## Exercise directions:
Omit all images, then return the remaining material exactly as it stands.

## Raw data:
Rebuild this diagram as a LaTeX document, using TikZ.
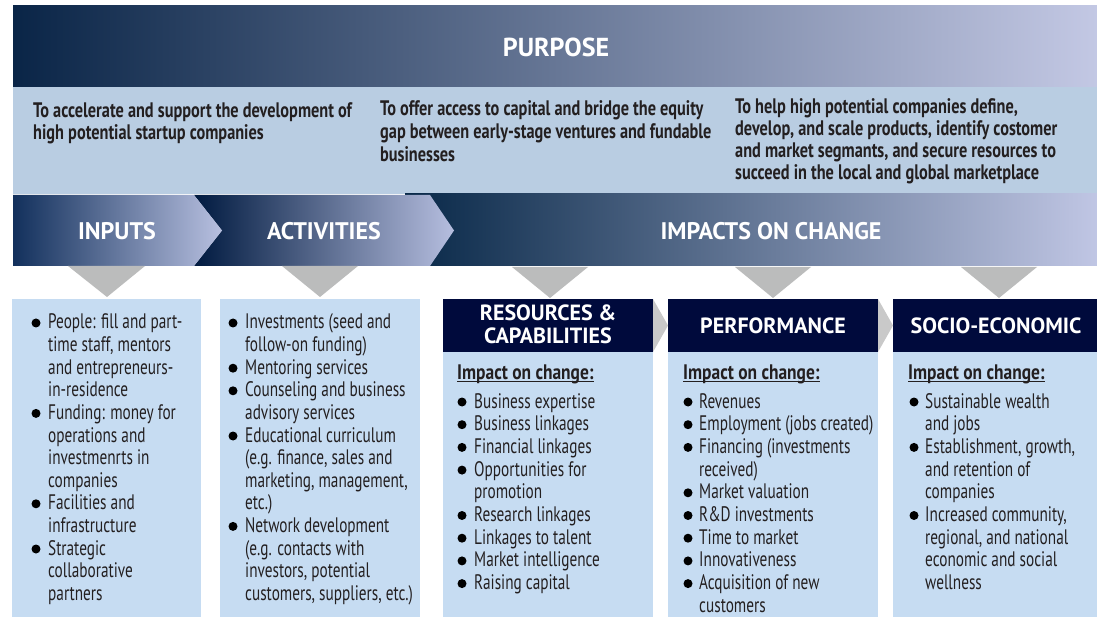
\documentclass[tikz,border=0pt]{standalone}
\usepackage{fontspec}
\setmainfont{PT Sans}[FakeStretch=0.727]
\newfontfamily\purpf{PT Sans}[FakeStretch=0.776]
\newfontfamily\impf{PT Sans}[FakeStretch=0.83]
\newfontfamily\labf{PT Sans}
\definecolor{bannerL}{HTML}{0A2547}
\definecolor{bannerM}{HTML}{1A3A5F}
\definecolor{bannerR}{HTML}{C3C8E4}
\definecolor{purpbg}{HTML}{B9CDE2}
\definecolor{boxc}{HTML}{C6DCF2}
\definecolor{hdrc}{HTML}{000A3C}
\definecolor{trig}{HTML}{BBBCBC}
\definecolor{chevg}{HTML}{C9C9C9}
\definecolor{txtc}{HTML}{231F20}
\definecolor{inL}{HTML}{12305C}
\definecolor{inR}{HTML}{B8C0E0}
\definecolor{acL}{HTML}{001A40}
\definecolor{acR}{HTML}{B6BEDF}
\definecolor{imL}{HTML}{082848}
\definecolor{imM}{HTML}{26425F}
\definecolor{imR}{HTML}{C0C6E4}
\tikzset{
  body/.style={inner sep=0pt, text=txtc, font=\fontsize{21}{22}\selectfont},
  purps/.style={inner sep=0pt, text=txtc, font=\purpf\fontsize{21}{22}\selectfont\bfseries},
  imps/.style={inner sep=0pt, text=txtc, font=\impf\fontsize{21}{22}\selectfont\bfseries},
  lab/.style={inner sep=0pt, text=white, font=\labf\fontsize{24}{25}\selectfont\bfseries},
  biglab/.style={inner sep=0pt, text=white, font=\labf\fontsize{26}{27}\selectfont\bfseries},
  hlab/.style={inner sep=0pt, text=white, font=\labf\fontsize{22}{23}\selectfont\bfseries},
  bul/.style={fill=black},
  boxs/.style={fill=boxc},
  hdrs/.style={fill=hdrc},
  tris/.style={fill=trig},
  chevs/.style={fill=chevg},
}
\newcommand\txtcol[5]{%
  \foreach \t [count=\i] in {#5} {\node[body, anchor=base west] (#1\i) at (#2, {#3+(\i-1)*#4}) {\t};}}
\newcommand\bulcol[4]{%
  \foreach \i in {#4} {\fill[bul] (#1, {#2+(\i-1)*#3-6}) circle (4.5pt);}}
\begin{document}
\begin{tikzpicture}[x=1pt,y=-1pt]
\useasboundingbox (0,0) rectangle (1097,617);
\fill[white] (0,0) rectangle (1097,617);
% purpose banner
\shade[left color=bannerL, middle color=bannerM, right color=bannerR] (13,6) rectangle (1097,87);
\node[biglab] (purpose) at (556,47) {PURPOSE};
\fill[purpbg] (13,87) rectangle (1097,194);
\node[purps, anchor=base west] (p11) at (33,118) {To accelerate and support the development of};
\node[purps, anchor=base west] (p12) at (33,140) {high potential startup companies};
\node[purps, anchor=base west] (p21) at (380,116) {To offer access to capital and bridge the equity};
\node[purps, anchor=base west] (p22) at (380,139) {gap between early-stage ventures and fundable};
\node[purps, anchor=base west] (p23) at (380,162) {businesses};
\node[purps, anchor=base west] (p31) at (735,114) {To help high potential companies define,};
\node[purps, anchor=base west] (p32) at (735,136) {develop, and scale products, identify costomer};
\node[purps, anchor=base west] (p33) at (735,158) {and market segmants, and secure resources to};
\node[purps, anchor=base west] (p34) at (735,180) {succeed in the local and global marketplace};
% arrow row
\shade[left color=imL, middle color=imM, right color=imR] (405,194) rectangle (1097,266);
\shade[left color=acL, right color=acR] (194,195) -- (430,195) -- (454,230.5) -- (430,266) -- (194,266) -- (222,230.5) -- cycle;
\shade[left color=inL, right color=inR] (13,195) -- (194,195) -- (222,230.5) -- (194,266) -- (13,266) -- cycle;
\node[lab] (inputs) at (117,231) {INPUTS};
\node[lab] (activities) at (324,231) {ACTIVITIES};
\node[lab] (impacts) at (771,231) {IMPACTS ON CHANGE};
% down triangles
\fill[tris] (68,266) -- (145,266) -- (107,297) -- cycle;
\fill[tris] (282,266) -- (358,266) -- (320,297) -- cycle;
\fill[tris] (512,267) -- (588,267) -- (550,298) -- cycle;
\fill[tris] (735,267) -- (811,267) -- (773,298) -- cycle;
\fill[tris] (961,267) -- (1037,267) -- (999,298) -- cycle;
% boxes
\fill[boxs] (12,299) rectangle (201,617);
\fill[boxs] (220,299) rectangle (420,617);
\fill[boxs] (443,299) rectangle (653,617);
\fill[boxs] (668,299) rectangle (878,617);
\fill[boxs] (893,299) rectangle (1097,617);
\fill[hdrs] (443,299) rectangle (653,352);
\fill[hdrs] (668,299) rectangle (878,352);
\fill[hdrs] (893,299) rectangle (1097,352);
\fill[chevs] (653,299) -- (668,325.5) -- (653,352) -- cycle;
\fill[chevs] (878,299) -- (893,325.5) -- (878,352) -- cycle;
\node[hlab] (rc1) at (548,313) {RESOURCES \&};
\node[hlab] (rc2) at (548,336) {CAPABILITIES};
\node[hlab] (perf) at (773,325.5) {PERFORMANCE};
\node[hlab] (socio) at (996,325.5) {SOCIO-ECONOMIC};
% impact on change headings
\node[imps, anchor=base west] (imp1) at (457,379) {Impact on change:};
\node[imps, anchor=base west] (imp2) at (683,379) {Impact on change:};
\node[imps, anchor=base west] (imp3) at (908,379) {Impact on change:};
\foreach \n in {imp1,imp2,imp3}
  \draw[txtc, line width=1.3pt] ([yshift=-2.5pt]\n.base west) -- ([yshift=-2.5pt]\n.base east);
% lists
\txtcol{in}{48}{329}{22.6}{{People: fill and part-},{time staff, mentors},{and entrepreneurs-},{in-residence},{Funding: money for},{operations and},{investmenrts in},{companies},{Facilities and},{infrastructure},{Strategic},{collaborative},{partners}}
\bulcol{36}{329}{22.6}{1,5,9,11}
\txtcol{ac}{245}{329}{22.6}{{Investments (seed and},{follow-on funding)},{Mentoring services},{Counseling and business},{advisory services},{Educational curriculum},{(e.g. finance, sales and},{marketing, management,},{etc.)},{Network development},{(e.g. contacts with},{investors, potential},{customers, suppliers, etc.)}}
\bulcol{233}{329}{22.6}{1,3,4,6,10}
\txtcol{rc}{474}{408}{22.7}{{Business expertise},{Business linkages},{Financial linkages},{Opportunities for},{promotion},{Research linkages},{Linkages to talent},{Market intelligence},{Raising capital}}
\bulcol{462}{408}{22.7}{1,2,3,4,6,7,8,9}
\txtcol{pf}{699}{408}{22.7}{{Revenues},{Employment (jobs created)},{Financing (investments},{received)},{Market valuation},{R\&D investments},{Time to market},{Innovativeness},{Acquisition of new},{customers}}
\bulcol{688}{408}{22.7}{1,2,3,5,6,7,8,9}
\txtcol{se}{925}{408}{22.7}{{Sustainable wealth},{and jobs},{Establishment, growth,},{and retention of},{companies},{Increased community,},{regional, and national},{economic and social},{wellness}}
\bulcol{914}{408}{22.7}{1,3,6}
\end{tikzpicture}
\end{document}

## Result:
Rebuild this diagram as a LaTeX document, using TikZ.
\documentclass[tikz,border=0pt]{standalone}
\usepackage{fontspec}
\setmainfont{PT Sans}[FakeStretch=0.727]
\newfontfamily\purpf{PT Sans}[FakeStretch=0.776]
\newfontfamily\impf{PT Sans}[FakeStretch=0.83]
\newfontfamily\labf{PT Sans}
\definecolor{bannerL}{HTML}{0A2547}
\definecolor{bannerM}{HTML}{1A3A5F}
\definecolor{bannerR}{HTML}{C3C8E4}
\definecolor{purpbg}{HTML}{B9CDE2}
\definecolor{boxc}{HTML}{C6DCF2}
\definecolor{hdrc}{HTML}{000A3C}
\definecolor{trig}{HTML}{BBBCBC}
\definecolor{chevg}{HTML}{C9C9C9}
\definecolor{txtc}{HTML}{231F20}
\definecolor{inL}{HTML}{12305C}
\definecolor{inR}{HTML}{B8C0E0}
\definecolor{acL}{HTML}{001A40}
\definecolor{acR}{HTML}{B6BEDF}
\definecolor{imL}{HTML}{082848}
\definecolor{imM}{HTML}{26425F}
\definecolor{imR}{HTML}{C0C6E4}
\tikzset{
  body/.style={inner sep=0pt, text=txtc, font=\fontsize{21}{22}\selectfont},
  purps/.style={inner sep=0pt, text=txtc, font=\purpf\fontsize{21}{22}\selectfont\bfseries},
  imps/.style={inner sep=0pt, text=txtc, font=\impf\fontsize{21}{22}\selectfont\bfseries},
  lab/.style={inner sep=0pt, text=white, font=\labf\fontsize{24}{25}\selectfont\bfseries},
  biglab/.style={inner sep=0pt, text=white, font=\labf\fontsize{26}{27}\selectfont\bfseries},
  hlab/.style={inner sep=0pt, text=white, font=\labf\fontsize{22}{23}\selectfont\bfseries},
  bul/.style={fill=black},
  boxs/.style={fill=boxc},
  hdrs/.style={fill=hdrc},
  tris/.style={fill=trig},
  chevs/.style={fill=chevg},
}
\newcommand\txtcol[5]{%
  \foreach \t [count=\i] in {#5} {\node[body, anchor=base west] (#1\i) at (#2, {#3+(\i-1)*#4}) {\t};}}
\newcommand\bulcol[4]{%
  \foreach \i in {#4} {\fill[bul] (#1, {#2+(\i-1)*#3-6}) circle (4.5pt);}}
\begin{document}
\begin{tikzpicture}[x=1pt,y=-1pt]
\useasboundingbox (0,0) rectangle (1097,617);
\fill[white] (0,0) rectangle (1097,617);
% purpose banner
\shade[left color=bannerL, middle color=bannerM, right color=bannerR] (13,6) rectangle (1097,87);
\node[biglab] (purpose) at (556,47) {PURPOSE};
\fill[purpbg] (13,87) rectangle (1097,194);
\node[purps, anchor=base west] (p11) at (33,118) {To accelerate and support the development of};
\node[purps, anchor=base west] (p12) at (33,140) {high potential startup companies};
\node[purps, anchor=base west] (p21) at (380,116) {To offer access to capital and bridge the equity};
\node[purps, anchor=base west] (p22) at (380,139) {gap between early-stage ventures and fundable};
\node[purps, anchor=base west] (p23) at (380,162) {businesses};
\node[purps, anchor=base west] (p31) at (735,114) {To help high potential companies define,};
\node[purps, anchor=base west] (p32) at (735,136) {develop, and scale products, identify costomer};
\node[purps, anchor=base west] (p33) at (735,158) {and market segmants, and secure resources to};
\node[purps, anchor=base west] (p34) at (735,180) {succeed in the local and global marketplace};
% arrow row
\shade[left color=imL, middle color=imM, right color=imR] (405,194) rectangle (1097,266);
\shade[left color=acL, right color=acR] (194,195) -- (430,195) -- (454,230.5) -- (430,266) -- (194,266) -- (222,230.5) -- cycle;
\shade[left color=inL, right color=inR] (13,195) -- (194,195) -- (222,230.5) -- (194,266) -- (13,266) -- cycle;
\node[lab] (inputs) at (117,231) {INPUTS};
\node[lab] (activities) at (324,231) {ACTIVITIES};
\node[lab] (impacts) at (771,231) {IMPACTS ON CHANGE};
% down triangles
\fill[tris] (68,266) -- (145,266) -- (107,297) -- cycle;
\fill[tris] (282,266) -- (358,266) -- (320,297) -- cycle;
\fill[tris] (512,267) -- (588,267) -- (550,298) -- cycle;
\fill[tris] (735,267) -- (811,267) -- (773,298) -- cycle;
\fill[tris] (961,267) -- (1037,267) -- (999,298) -- cycle;
% boxes
\fill[boxs] (12,299) rectangle (201,617);
\fill[boxs] (220,299) rectangle (420,617);
\fill[boxs] (443,299) rectangle (653,617);
\fill[boxs] (668,299) rectangle (878,617);
\fill[boxs] (893,299) rectangle (1097,617);
\fill[hdrs] (443,299) rectangle (653,352);
\fill[hdrs] (668,299) rectangle (878,352);
\fill[hdrs] (893,299) rectangle (1097,352);
\fill[chevs] (653,299) -- (668,325.5) -- (653,352) -- cycle;
\fill[chevs] (878,299) -- (893,325.5) -- (878,352) -- cycle;
\node[hlab] (rc1) at (548,313) {RESOURCES \&};
\node[hlab] (rc2) at (548,336) {CAPABILITIES};
\node[hlab] (perf) at (773,325.5) {PERFORMANCE};
\node[hlab] (socio) at (996,325.5) {SOCIO-ECONOMIC};
% impact on change headings
\node[imps, anchor=base west] (imp1) at (457,379) {Impact on change:};
\node[imps, anchor=base west] (imp2) at (683,379) {Impact on change:};
\node[imps, anchor=base west] (imp3) at (908,379) {Impact on change:};
\foreach \n in {imp1,imp2,imp3}
  \draw[txtc, line width=1.3pt] ([yshift=-2.5pt]\n.base west) -- ([yshift=-2.5pt]\n.base east);
% lists
\txtcol{in}{48}{329}{22.6}{{People: fill and part-},{time staff, mentors},{and entrepreneurs-},{in-residence},{Funding: money for},{operations and},{investmenrts in},{companies},{Facilities and},{infrastructure},{Strategic},{collaborative},{partners}}
\bulcol{36}{329}{22.6}{1,5,9,11}
\txtcol{ac}{245}{329}{22.6}{{Investments (seed and},{follow-on funding)},{Mentoring services},{Counseling and business},{advisory services},{Educational curriculum},{(e.g. finance, sales and},{marketing, management,},{etc.)},{Network development},{(e.g. contacts with},{investors, potential},{customers, suppliers, etc.)}}
\bulcol{233}{329}{22.6}{1,3,4,6,10}
\txtcol{rc}{474}{408}{22.7}{{Business expertise},{Business linkages},{Financial linkages},{Opportunities for},{promotion},{Research linkages},{Linkages to talent},{Market intelligence},{Raising capital}}
\bulcol{462}{408}{22.7}{1,2,3,4,6,7,8,9}
\txtcol{pf}{699}{408}{22.7}{{Revenues},{Employment (jobs created)},{Financing (investments},{received)},{Market valuation},{R\&D investments},{Time to market},{Innovativeness},{Acquisition of new},{customers}}
\bulcol{688}{408}{22.7}{1,2,3,5,6,7,8,9}
\txtcol{se}{925}{408}{22.7}{{Sustainable wealth},{and jobs},{Establishment, growth,},{and retention of},{companies},{Increased community,},{regional, and national},{economic and social},{wellness}}
\bulcol{914}{408}{22.7}{1,3,6}
\end{tikzpicture}
\end{document}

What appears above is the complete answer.